At some point he says quietly to the investigator: "He is building, not remembering."
The distinction is fundamental.
Memory depends on experience. It is bounded by what the person actually lived through. It includes elements impossible to fully control: chance details, sensory impressions, non-sequiturs.
Construction depends on logic. It rests on a person's ability to hold a model in mind and reproduce it without breakdowns. But any model has a limit of complexity.
It is here that the weak spot appears.
How an investigator dismantles a false construction
The investigator changes direction. He does not increase the pressure — he changes the structure of the questions.
— "Tell it again, but from the end."
This technique looks simple, but it destroys linearity. A logically constructed story loses its support, because its elements were linked in one direction only.
Then come the clarifications:
— "Who was standing to your left?"
— "You said it was quiet — what sounds, exactly, did you hear?"
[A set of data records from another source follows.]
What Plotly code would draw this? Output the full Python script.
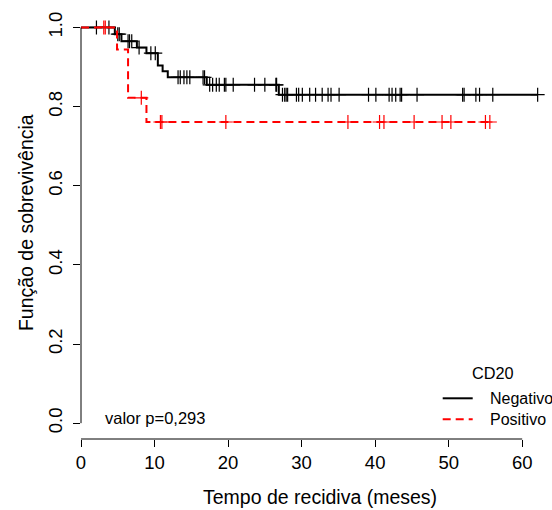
import plotly.graph_objects as go

# ---- data ----
neg_event_times = [4.6, 5.5, 7.6, 8.9, 10.45, 11.1, 11.8, 17.1, 26.9]
neg_surv = [0.983, 0.965, 0.949, 0.935, 0.904, 0.889, 0.874, 0.855, 0.830]
neg_censor = [2.1, 3.8, 5.0, 5.2, 6.4, 6.6, 6.9, 7.9, 9.5, 10.1, 13.2, 13.5, 14.0,
              14.4, 14.8, 16.6, 16.8, 17.5, 17.9, 18.4, 18.8, 19.5, 19.7, 20.7,
              23.6, 25.0, 26.5, 26.6, 27.4, 27.7, 27.9, 28.1, 29.3, 29.6, 30.1,
              31.1, 31.9, 32.8, 33.6, 34.0, 35.1, 39.1, 40.1, 41.9, 42.3, 42.8,
              43.4, 43.6, 45.7, 51.9, 52.1, 53.7, 54.2, 56.0, 62.1]

pos_event_times = [4.9, 6.4, 8.9]
pos_surv = [0.944, 0.822, 0.761]
pos_censor = [3.1, 3.3, 8.2, 10.8, 11.0, 19.7, 36.3, 40.6, 41.2, 45.3, 49.1,
              50.3, 55.0, 55.6]

group_names = ["Negativo", "Positivo"]
legend_title = "CD20"
x_ticks = [0, 10, 20, 30, 40, 50, 60]
y_ticks = [0.0, 0.2, 0.4, 0.6, 0.8, 1.0]
y_tick_labels = ["0.0", "0.2", "0.4", "0.6", "0.8", "1.0"]
x_title = "Tempo de recidiva (meses)"
y_title = "Função de sobrevivência"
p_text = "valor p=0,293"

FONT = "Liberation Sans, Arial, sans-serif"

W, H = 552, 510
ML, MR, MT, MB = 81, 7, 11, 71
PW, PH = W - ML - MR, H - MT - MB


def px_to_paper(px, py):
    return (px - ML) / PW, (H - MB - py) / PH


def step_xy(times, surv, end):
    xs = [0.0] + list(times) + [end]
    ys = [1.0] + list(surv) + [surv[-1]]
    return xs, ys


def surv_at(t, times, surv):
    s = 1.0
    for tt, ss in zip(times, surv):
        if tt <= t:
            s = ss
    return s


fig = go.Figure()

groups = [
    (group_names[0], neg_event_times, neg_surv, neg_censor, "black", "solid"),
    (group_names[1], pos_event_times, pos_surv, pos_censor, "#ff0000", "8px,5px"),
]

for name, et, sv, cens, col, dash in groups:
    xs, ys = step_xy(et, sv, max(cens))
    fig.add_trace(go.Scatter(
        x=xs, y=ys, mode="lines", line_shape="hv",
        line=dict(color=col, width=2, dash=dash),
        name=name, showlegend=False, hoverinfo="skip"))
    fig.add_trace(go.Scatter(
        x=cens, y=[surv_at(c, et, sv) for c in cens], mode="markers",
        marker=dict(symbol="cross-thin", size=10,
                    line=dict(color=col, width=1.2)),
        showlegend=False, hoverinfo="skip"))

# axis lines spanning only the tick range (like base R)
fig.add_shape(type="line", xref="x", yref="paper", x0=x_ticks[0], x1=x_ticks[-1],
              y0=0, y1=0, line=dict(color="black", width=1))
fig.add_shape(type="line", xref="paper", yref="y", x0=0, x1=0,
              y0=y_ticks[0], y1=y_ticks[-1], line=dict(color="black", width=1))

# legend (drawn like base R legend, bottom-right)
leg_rows = [398.3, 419.3]
for (name, et, sv, cens, col, dash), ry in zip(groups, leg_rows):
    x0, y0 = px_to_paper(442.7, ry)
    x1, _ = px_to_paper(472.7, ry)
    fig.add_shape(type="line", xref="paper", yref="paper", x0=x0, x1=x1,
                  y0=y0, y1=y0, line=dict(color=col, width=2, dash=dash))
    tx, ty = px_to_paper(488.3, ry)
    fig.add_annotation(x=tx, y=ty, xref="paper", yref="paper", text=name,
                       showarrow=False, xanchor="left", yanchor="middle",
                       font=dict(family=FONT, size=16, color="black"))
cx, cy = px_to_paper(492.5, 373.0)
fig.add_annotation(x=cx, y=cy, xref="paper", yref="paper", text=legend_title,
                   showarrow=False, xanchor="center", yanchor="middle",
                   font=dict(family=FONT, size=16.3, color="black"))

fig.add_annotation(x=3.0, y=0.012, xref="x", yref="y", text=p_text,
                   showarrow=False, xanchor="left", yanchor="middle",
                   font=dict(family=FONT, size=16.5, color="black"))
fig.add_annotation(x=0.515, y=-0.135, xref="paper", yref="paper", text=x_title,
                   showarrow=False, xanchor="center", yanchor="middle",
                   font=dict(family=FONT, size=19.5, color="black"))
fig.add_annotation(x=-0.118, y=0.505, xref="paper", yref="paper", text=y_title,
                   showarrow=False, xanchor="center", yanchor="middle", textangle=-90,
                   font=dict(family=FONT, size=19.5, color="black"))

fig.update_layout(
    width=W, height=H,
    margin=dict(l=ML, r=MR, t=MT, b=MB),
    paper_bgcolor="white", plot_bgcolor="white",
    font=dict(family=FONT, size=18, color="black"),
    showlegend=False,
    xaxis=dict(range=[0, 63.1], tickvals=x_ticks, ticks="outside", ticklen=7,
               tickwidth=1, tickcolor="black", showline=False, showgrid=False,
               zeroline=False, tickfont=dict(size=18.5), ticklabelstandoff=0),
    yaxis=dict(range=[-0.04, 1.0415], tickvals=y_ticks, ticktext=y_tick_labels,
               ticks="outside", ticklen=7, tickwidth=1, tickcolor="black",
               showline=False, showgrid=False, zeroline=False, tickangle=-90,
               tickfont=dict(size=18.5), ticklabelstandoff=4),
)

fig.write_html("out.html")
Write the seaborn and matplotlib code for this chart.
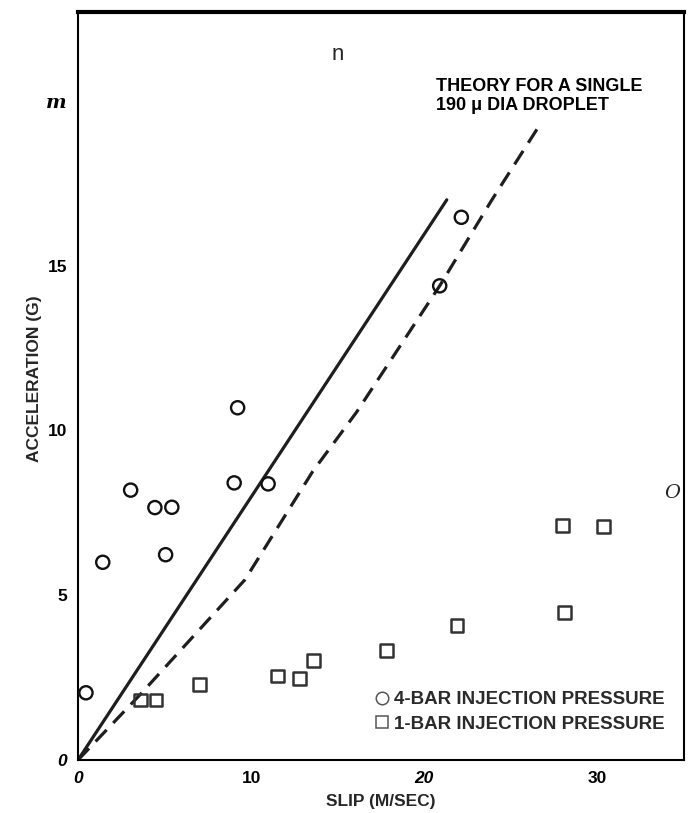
import numpy as np
import pandas as pd
import matplotlib
matplotlib.use("Agg")
import matplotlib.pyplot as plt
import seaborn as sns
from matplotlib.lines import Line2D

# ---- data ----
bar4_slip = [0.46, 1.43, 3.04, 4.44, 5.42, 5.06, 9.22, 9.02, 10.98, 20.89, 22.14]
bar4_acc = [2.04, 6.0, 8.19, 7.66, 7.67, 6.23, 10.69, 8.41, 8.38, 14.39, 16.47]

bar1_slip = [3.62, 4.50, 7.04, 11.52, 12.81, 13.58, 17.81, 21.89, 28.10, 27.97, 30.37]
bar1_acc = [1.82, 1.82, 2.30, 2.55, 2.48, 3.01, 3.32, 4.08, 4.48, 7.11, 7.09]

fit_slip = [0.0, 21.3]
fit_acc = [0.0, 17.0]

theory_slip = [0.0, 3.58, 9.64, 13.56, 16.08, 20.89, 23.87, 26.76]
theory_acc = [0.0, 1.98, 5.47, 8.76, 10.55, 14.39, 16.97, 19.35]

xticks = [0, 10, 20, 30]
xticklabels = ["0", "10", "20", "30"]
yticks = [0, 5, 10, 15, 20]
yticklabels = ["0", "5", "10", "15", "m"]

sns.set_theme(style="white")
plt.rcParams["font.family"] = ["Liberation Sans", "DejaVu Sans"]

fig = plt.figure(figsize=(6.92, 8.13), dpi=100)
ax = fig.add_axes([78/692, 53/813, (684-78)/692, (760-12)/813])

sns.lineplot(x=fit_slip, y=fit_acc, ax=ax, color="#1e1e1e", lw=2.3,
             sort=False, estimator=None)
sns.lineplot(x=theory_slip, y=theory_acc, ax=ax, color="#1e1e1e", lw=2.3,
             sort=False, estimator=None, linestyle=(0, (5, 3)))

sns.scatterplot(x=bar4_slip, y=bar4_acc, ax=ax, marker="o", s=90,
                facecolors="none", edgecolor="#111111", linewidth=1.7, zorder=3)
sns.scatterplot(x=bar1_slip, y=bar1_acc, ax=ax, marker="s", s=85,
                facecolors="none", edgecolor="#333333", linewidth=1.8, zorder=3)

ax.set_xlim(0, 35)
ax.set_ylim(0, 22.7)

ax.set_xticks(xticks)
ax.set_xticklabels(xticklabels, fontsize=12.5, fontweight="bold")
ax.set_yticks(yticks)
ax.set_yticklabels(yticklabels, fontsize=12.5, fontweight="bold")
for lab in ax.get_xticklabels():
    if lab.get_text() in ("0", "20"):
        lab.set_fontstyle("italic")
for lab in ax.get_yticklabels():
    if lab.get_text() == "0":
        lab.set_fontstyle("italic")
    if lab.get_text() == "m":
        lab.set_fontstyle("italic")
        lab.set_family("DejaVu Serif")
        lab.set_fontsize(14)

ax.tick_params(axis="x", direction="in", length=10, width=1.5, pad=8, colors="black")
ax.tick_params(axis="y", direction="in", length=14, width=1.5, pad=8, colors="black")

for side, sp in ax.spines.items():
    sp.set_visible(True)
    sp.set_color("black")
    sp.set_linewidth(1.5)
ax.spines["top"].set_linewidth(3)

ax.set_xlabel("SLIP (M/SEC)", fontsize=12.5, fontweight="bold", labelpad=6)
ax.set_ylabel("ACCELERATION (G)", fontsize=12.5, fontweight="bold")
ax.yaxis.set_label_coords(-0.06, 0.51)

ax.text(20.7, 20.15, "THEORY FOR A SINGLE\n190 \u03bc DIA DROPLET", fontsize=13,
        fontweight="bold", ha="left", va="center", linespacing=1.15, color="black")
ax.text(15.0, 21.4, "n", fontsize=16, ha="center", va="center")
ax.text(34.3, 8.1, "O", fontsize=14, fontstyle="italic", family="DejaVu Serif",
        ha="center", va="center")

handles = [
    Line2D([], [], marker="o", linestyle="none", markerfacecolor="none",
           markeredgecolor="#555555", markersize=9, markeredgewidth=1.1),
    Line2D([], [], marker="s", linestyle="none", markerfacecolor="none",
           markeredgecolor="#555555", markersize=8, markeredgewidth=1.1),
]
leg = ax.legend(handles, ["4-BAR INJECTION PRESSURE", "1-BAR INJECTION PRESSURE"],
                loc="lower right", bbox_to_anchor=(0.996, 0.014), frameon=False,
                handletextpad=0.25, handlelength=0.8, labelspacing=0.38,
                prop={"weight": "bold", "size": 13.5})
for t in leg.get_texts():
    t.set_color("#2a2a2a")

fig.savefig("out.png", dpi=100, facecolor="white")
— "What did you do immediately after that moment?"
Where Method Ends and Coercion Begins
If the person remembers, his account begins to enrich itself. If he constructs, it begins to break.

It is precisely these breakdowns that the expert records.
The chief mistake of an interrogation
Errors begin where the investigation ignores structure.
When the goal is not to understand but to obtain a confession, distortions appear:
pressure replaces analysis
a confession substitutes for the truth
the structure of the account stays out of view
Under such conditions a false confession can look convincing, while a real recollection can seem weak.
The limit of a lie
At the end of the interrogation the investigator closes the folder. The expert makes no loud declarations. They do not discuss whether they "believe" the person.
They analyse the construction.
Because in an interrogation what is decisive is not the content of the words, but their origin.
A lie can be learned. It can be rehearsed. It can be made convincing. But it has a limit. It does not withstand a collision with memory.